Problem requirements →
Starting at the first line of the listing below, retype each line up to and including the one that contains "ax.set_ylim(0, 160)". Leave pictures out.

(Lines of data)
* * * * *
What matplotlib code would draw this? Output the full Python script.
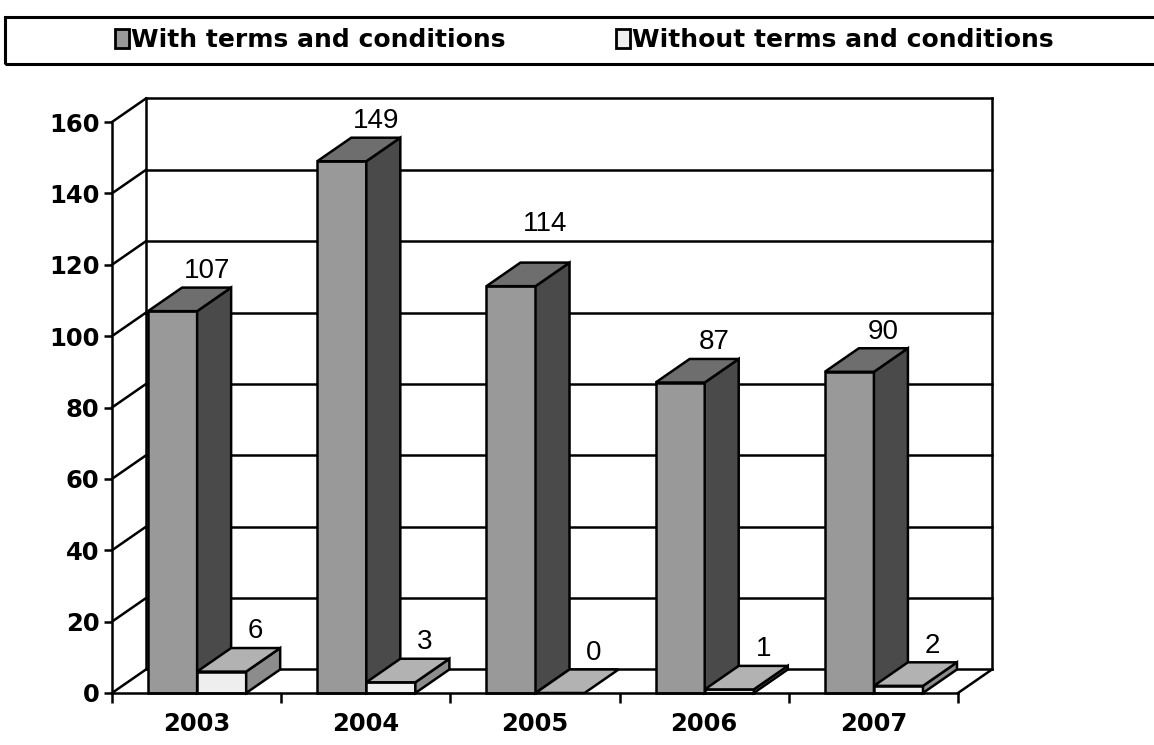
import matplotlib
matplotlib.use('Agg')
import matplotlib.pyplot as plt
from matplotlib.patches import Rectangle, Polygon, Patch

plt.rcParams['font.family'] = ['Liberation Sans', 'DejaVu Sans']

# Data
years = ['2003', '2004', '2005', '2006', '2007']
with_terms = [107, 149, 114, 87, 90]
without_terms = [6, 3, 0, 1, 2]
series_names = ['With terms and conditions', 'Without terms and conditions']

# Colours (front, top, side) for each series
col_with = ('#999999', '#6e6e6e', '#4a4a4a')
col_without = ('#eeeeee', '#b2b2b2', '#8c8c8c')

W, H = 1154, 745
DX = 0.201   # depth offset in category units
DY = 6.6     # depth offset in value units
BAR_W = 0.29
BAR_OFF = 0.213
LW = 1.8
bold_font = {'family': 'DejaVu Sans', 'weight': 'bold', 'size': 17.5}

fig = plt.figure(figsize=(W / 100, H / 100), dpi=100)
ax = fig.add_axes([112 / W, (H - 693) / H, (958 - 112) / W, (693 - 122) / H])
ax.set_xlim(0, 5)
ax.set_ylim(0, 160)


def bar3d(ax, x, h, cols):
    front, top, side = cols
    kw = dict(edgecolor='black', linewidth=LW, joinstyle='miter', clip_on=False, zorder=3)
    if h > 0:
        ax.add_patch(Rectangle((x, 0), BAR_W, h, facecolor=front, **kw))
        ax.add_patch(Polygon([(x + BAR_W, 0), (x + BAR_W + DX, DY),
                              (x + BAR_W + DX, h + DY), (x + BAR_W, h)],
                             closed=True, facecolor=side, **kw))
    ax.add_patch(Polygon([(x, h), (x + BAR_W, h), (x + BAR_W + DX, h + DY),
                          (x + DX, h + DY)], closed=True, facecolor=top, **kw))


# Back wall, side wall and floor
line_kw = dict(color='black', linewidth=LW, clip_on=False, zorder=1,
               solid_capstyle='projecting')
yticks = list(range(0, 161, 20))
for v in yticks:
    ax.plot([DX, 5 + DX], [v + DY, v + DY], **line_kw)
    ax.plot([0, DX], [v, v + DY], **line_kw)
ax.plot([DX, DX], [DY, 160 + DY], **line_kw)
ax.plot([5 + DX, 5 + DX], [DY, 160 + DY], **line_kw)
ax.plot([5, 5 + DX], [0, DY], **line_kw)

# Bars and value labels
label_nudge = {'2005': 16}
for i, yr in enumerate(years):
    for j, (vals, cols) in enumerate([(with_terms, col_with), (without_terms, col_without)]):
        x = i + BAR_OFF + j * BAR_W
        h = vals[i]
        bar3d(ax, x, h, cols)
        extra = label_nudge.get(yr, 0) if j == 0 else 0
        ax.annotate(str(h), (x + BAR_W / 2 + DX, h + DY), xytext=(0, 12 + extra),
                    textcoords='offset points', ha='center', va='center',
                    fontsize=20, annotation_clip=False, zorder=4)

# Axes styling
for s in ['top', 'right']:
    ax.spines[s].set_visible(False)
for s in ['left', 'bottom']:
    ax.spines[s].set_linewidth(LW)
    ax.spines[s].set_zorder(5)
ax.patch.set_visible(False)

ax.set_yticks(yticks)
ax.set_yticklabels([str(v) for v in yticks], fontdict=bold_font)
ax.tick_params(axis='y', length=6, width=LW, pad=3)
ax.set_xticks(range(6))
ax.set_xticklabels([])
ax.set_xticks([i + 0.5 for i in range(5)], minor=True)
ax.set_xticklabels(years, minor=True, fontdict=bold_font)
ax.tick_params(axis='x', which='major', length=7, width=LW)
ax.tick_params(axis='x', which='minor', length=0, pad=14)

# Legend with a frame running off the right edge
handles = [Patch(facecolor=col_with[0], edgecolor='black', linewidth=2),
           Patch(facecolor=col_without[0], edgecolor='black', linewidth=2)]
fig.legend(handles, series_names, ncol=2, loc='center left',
           bbox_to_anchor=(115 / W, 1 - 40 / H), frameon=False,
           prop={'family': 'DejaVu Sans', 'size': 18, 'weight': 'bold'},
           handlelength=0.55, handleheight=0.8, handletextpad=0.1,
           columnspacing=4.4, borderpad=0, borderaxespad=0)
fig.patches.append(Rectangle((5 / W, (H - 64) / H), 1.2, 47 / H, fill=False,
                             linewidth=2.2, edgecolor='black',
                             transform=fig.transFigure, figure=fig))

fig.savefig('out.png', dpi=100)
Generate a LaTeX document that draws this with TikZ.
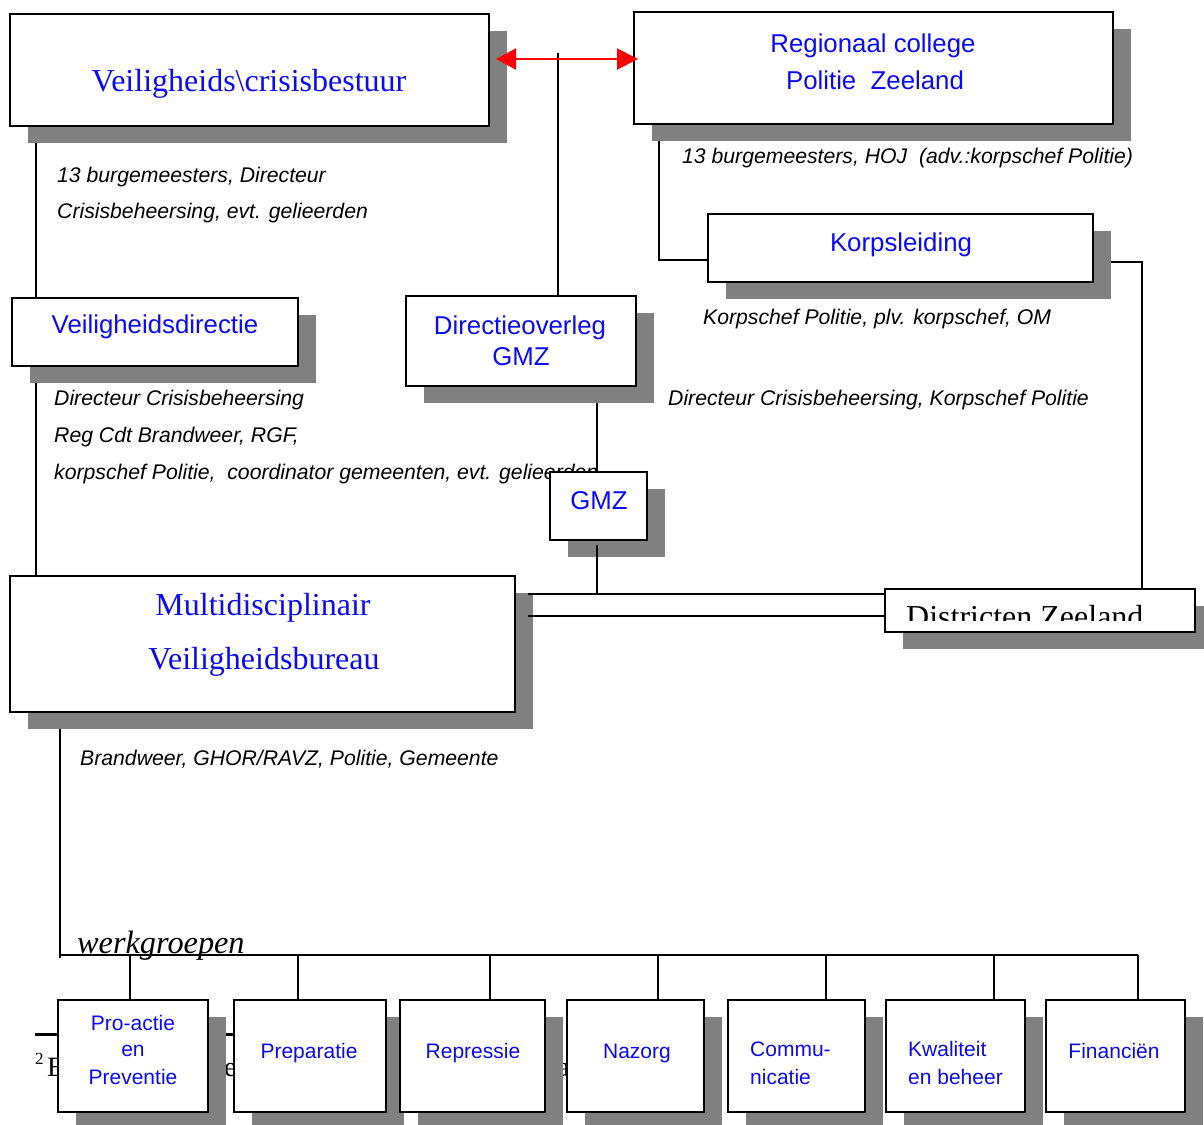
\documentclass[tikz,border=0pt]{standalone}
\usepackage{fontspec}
\setmainfont{Liberation Serif}
\setsansfont{Liberation Sans}
\usetikzlibrary{arrows.meta}
\definecolor{shadowgray}{RGB}{128,128,128}
\definecolor{tblue}{RGB}{10,10,250}
\newcommand\mkbox[5]{%
  \pgfmathsetmacro\bw{#4-#2}\pgfmathsetmacro\bh{#5-#3}%
  \node[shad, minimum width=\bw pt, minimum height=\bh pt] (#1s) at (#2+18,#3+17) {};
  \node[box, minimum width=\bw pt, minimum height=\bh pt] (#1) at (#2,#3) {};}
\tikzset{
  box/.style={draw=black, line width=1.6pt, fill=white, anchor=north west, inner sep=0pt, outer sep=0pt},
  shad/.style={fill=shadowgray, anchor=north west, inner sep=0pt, outer sep=0pt},
  sl/.style={font=\sffamily\fontsize{25.8}{30}\selectfont, text=tblue, inner sep=0pt, anchor=mid},
  sls/.style={font=\sffamily\fontsize{21}{25}\selectfont, text=tblue, inner sep=0pt, anchor=mid},
  ann/.style={font=\sffamily\itshape\fontsize{21.2}{24}\selectfont, inner sep=0pt, anchor=mid west},
  rl/.style={font=\rmfamily\fontsize{32}{36}\selectfont, text=tblue, inner sep=0pt, anchor=mid},
  conn/.style={line width=1.3pt},
}
\begin{document}
\begin{tikzpicture}[x=1pt,y=-1pt]
\useasboundingbox[fill=white] (0,0) rectangle (1204,1124);

% footnote fragments (behind everything)
\draw[line width=3pt] (35,1034) -- (250,1034) coordinate (fnr);
\node[font=\rmfamily\fontsize{17}{20}\selectfont, inner sep=0pt, anchor=base west] (fn2) at (35,1064) {2};
\node[font=\rmfamily\fontsize{28}{32}\selectfont, inner sep=0pt, anchor=base west] (fnE) at (47,1076) {E};
\node[font=\rmfamily\fontsize{28}{32}\selectfont, inner sep=0pt, anchor=base west] (fne) at (224,1076) {e};
\node[font=\rmfamily\fontsize{28}{32}\selectfont, inner sep=0pt, anchor=base west] (fna) at (557,1076) {a};

% annotations
\node[ann] (t1) at (57,180) {13 burgemeesters, Directeur};
\node[ann] (t2) at (57,216) {Crisisbeheersing, evt. gelieerden};
\node[ann] (t3) at (682,161) {13 burgemeesters, HOJ\ \ (adv.:korpschef Politie)};
\node[ann] (t4) at (703,322) {Korpschef Politie, plv. korpschef, OM};
\node[ann] (t5) at (54,403) {Directeur Crisisbeheersing};
\node[ann] (t6) at (54,440) {Reg Cdt Brandweer, RGF,};
\node[ann] (t7) at (54,477) {korpschef Politie,\ \ coordinator gemeenten, evt. gelieerden};
\node[ann] (t8) at (668,403) {Directeur Crisisbeheersing, Korpschef Politie};
\node[ann] (t9) at (80,763) {Brandweer, GHOR/RAVZ, Politie, Gemeente};
\node[font=\rmfamily\itshape\fontsize{32.3}{36}\selectfont, inner sep=0pt, anchor=mid west] (wg) at (77,951) {werkgroepen};

% boxes
\mkbox{A}{10}{14}{489}{126}
\mkbox{B}{634}{12}{1113}{124}
\mkbox{K}{708}{214}{1093}{282}
\mkbox{V}{12}{298}{298}{366}
\mkbox{D}{406}{296}{636}{386}
\mkbox{G}{550}{472}{647}{540}
\mkbox{M}{10}{576}{515}{712}
\mkbox{Z}{885}{589}{1195}{632}
\mkbox{w1}{58}{1000}{208}{1112}
\mkbox{w2}{234}{1000}{386}{1112}
\mkbox{w3}{400}{1000}{545}{1112}
\mkbox{w4}{567}{1000}{704}{1112}
\mkbox{w5}{728}{1000}{865}{1112}
\mkbox{w6}{886}{1000}{1025}{1112}
\mkbox{w7}{1046}{1000}{1185}{1112}

% box labels
\node[rl] (lA) at (249,89) {Veiligheids\textbackslash crisisbestuur};
\node[sl] (lB1) at (873,50) {Regionaal college};
\node[sl] (lB2) at (875,87) {Politie\ \ Zeeland};
\node[sl] (lK) at (901,249) {Korpsleiding};
\node[sl] (lV) at (155,331) {Veiligheidsdirectie};
\node[sl] (lD1) at (520,332) {Directieoverleg};
\node[sl] (lD2) at (521,363) {GMZ};
\node[sl] (lG) at (599,507) {GMZ};
\node[rl] (lM1) at (263,613) {Multidisciplinair};
\node[rl] (lM2) at (264,667) {Veiligheidsbureau};
\begin{scope}
  \clip (887,591) rectangle (1193,620);
  \node[font=\rmfamily\fontsize{32}{36}\selectfont, inner sep=0pt, anchor=base west] (lZ) at (906,627) {Districten Zeeland};
\end{scope}
\node[sls] (l11) at (133,1028) {Pro-actie};
\node[sls] (l12) at (133,1054) {en};
\node[sls] (l13) at (133,1082) {Preventie};
\node[sls] (l2) at (309,1056) {Preparatie};
\node[sls] (l3) at (473,1056) {Repressie};
\node[sls] (l4) at (637,1056) {Nazorg};
\node[sls, anchor=mid west] (l51) at (750,1054) {Commu-};
\node[sls, anchor=mid west] (l52) at (750,1082) {nicatie};
\node[sls, anchor=mid west] (l61) at (908,1054) {Kwaliteit};
\node[sls, anchor=mid west] (l62) at (908,1082) {en beheer};
\node[sls] (l7) at (1114,1056) {Financiën};

% connectors
\draw[conn] (36,0 |- As.south) -- (36,0 |- V.north);
\draw[conn] (36,0 |- Vs.south) -- (36,0 |- M.north);
\coordinate (redtop) at (558,53);
\draw[conn] (redtop) -- (558,0 |- D.north);
\coordinate (redL) at (496,59);
\coordinate (redR) at (638,59);
\draw[red, line width=2pt, {Triangle[length=20pt,width=21pt]}-{Triangle[length=21pt,width=21pt]}] (redL) -- (redR);
\draw[conn] (659,0 |- Bs.south) |- (K.west |- 0,260);
\draw[conn] (Ks.east |- 0,262) -| (1142,0 |- Z.north);
\draw[conn] (597,0 |- Ds.south) -- (597,0 |- G.north);
\draw[conn] (597,545) -- (597,594);
\coordinate (dl1) at (528,594);
\coordinate (dl2) at (528,616);
\draw[conn] (dl1) -- (dl1 -| Z.west);
\draw[conn] (dl2) -- (dl2 -| Z.west);
\coordinate (wbar) at (60,955);
\draw[conn] (60,0 |- Ms.south) -- (60,958);
\draw[conn] (wbar) -- (1138,955);
\foreach \xx/\nn in {130/w1,298/w2,490/w3,658/w4,826/w5,994/w6,1138/w7}
  \draw[conn] (\xx,955) -- (\xx,0 |- \nn.north);
\end{tikzpicture}
\end{document}
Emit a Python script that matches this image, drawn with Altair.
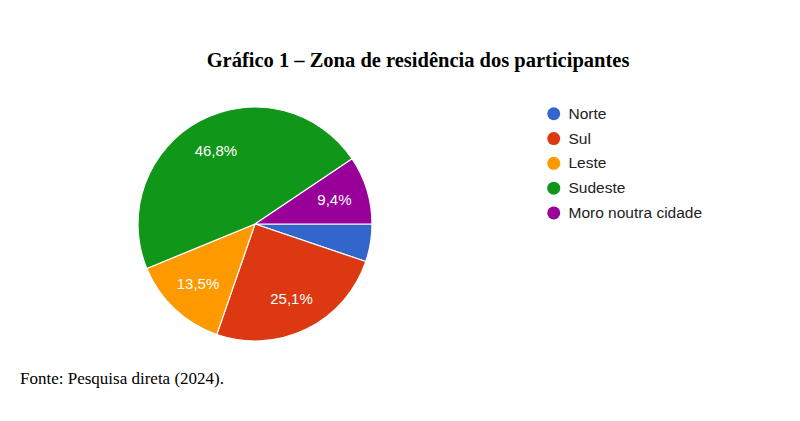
import math
import altair as alt
import pandas as pd

categories = ["Norte", "Sul", "Leste", "Sudeste", "Moro noutra cidade"]
values = [5.2, 25.1, 13.5, 46.8, 9.4]
labels = ["", "25,1%", "13,5%", "46,8%", "9,4%"]
colors = ["#3366CC", "#DC3912", "#FF9900", "#109618", "#990099"]

title_text = "Gráfico 1 – Zona de residência dos participantes"
source_text = "Fonte: Pesquisa direta (2024)."

df = pd.DataFrame({
    "cat": categories,
    "val": values,
    "lab": labels,
    "ord": list(range(len(categories))),
})

CX, CY, R = 247, 216, 117

theta = alt.Theta("val:Q", stack=True,
                  scale=alt.Scale(range=[math.pi / 2, math.pi / 2 + 2 * math.pi]))
color = alt.Color(
    "cat:N",
    scale=alt.Scale(domain=categories, range=colors),
    sort=categories,
    legend=alt.Legend(
        title=None, orient="none", legendX=538, legendY=98,
        symbolType="circle", symbolSize=169, symbolStrokeWidth=0,
        labelFont="Liberation Sans", labelFontSize=15.5, labelColor="#222222",
        labelOffset=7, rowPadding=7.8, padding=0,
    ),
)

base = alt.Chart(df).encode(
    theta=theta,
    order=alt.Order("ord:Q"),
    x=alt.value(CX), y=alt.value(CY),
)

pie = base.mark_arc(radius=R, stroke="white", strokeWidth=1.2).encode(color=color)
text = base.mark_text(radius=83, font="Liberation Sans", fontSize=15,
                      color="white", baseline="middle", align="center").encode(
    text="lab:N")

tdf = pd.DataFrame({"t": [title_text]})
title = alt.Chart(tdf).mark_text(font="Liberation Serif", fontSize=20.5,
                                 fontWeight="bold", color="black",
                                 align="center", baseline="alphabetic").encode(
    text="t:N", x=alt.value(410), y=alt.value(59))

sdf = pd.DataFrame({"t": [source_text]})
source = alt.Chart(sdf).mark_text(font="Liberation Serif", fontSize=17,
                                  color="black", align="left",
                                  baseline="alphabetic").encode(
    text="t:N", x=alt.value(12), y=alt.value(376))

chart = alt.layer(pie, text, title, source).properties(
    width=784, height=405,
    autosize=alt.AutoSizeParams(type="none"),
    padding=0,
).configure_view(stroke=None)

chart.save("out.html", embed_options={"renderer": "svg", "actions": False})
* * * * *
Expected answer →
What matplotlib code would draw this? Output the full Python script.
import matplotlib
matplotlib.use('Agg')
import matplotlib.pyplot as plt
from matplotlib.patches import Rectangle, Polygon, Patch

plt.rcParams['font.family'] = ['Liberation Sans', 'DejaVu Sans']

# Data
years = ['2003', '2004', '2005', '2006', '2007']
with_terms = [107, 149, 114, 87, 90]
without_terms = [6, 3, 0, 1, 2]
series_names = ['With terms and conditions', 'Without terms and conditions']

# Colours (front, top, side) for each series
col_with = ('#999999', '#6e6e6e', '#4a4a4a')
col_without = ('#eeeeee', '#b2b2b2', '#8c8c8c')

W, H = 1154, 745
DX = 0.201   # depth offset in category units
DY = 6.6     # depth offset in value units
BAR_W = 0.29
BAR_OFF = 0.213
LW = 1.8
bold_font = {'family': 'DejaVu Sans', 'weight': 'bold', 'size': 17.5}

fig = plt.figure(figsize=(W / 100, H / 100), dpi=100)
ax = fig.add_axes([112 / W, (H - 693) / H, (958 - 112) / W, (693 - 122) / H])
ax.set_xlim(0, 5)
ax.set_ylim(0, 160)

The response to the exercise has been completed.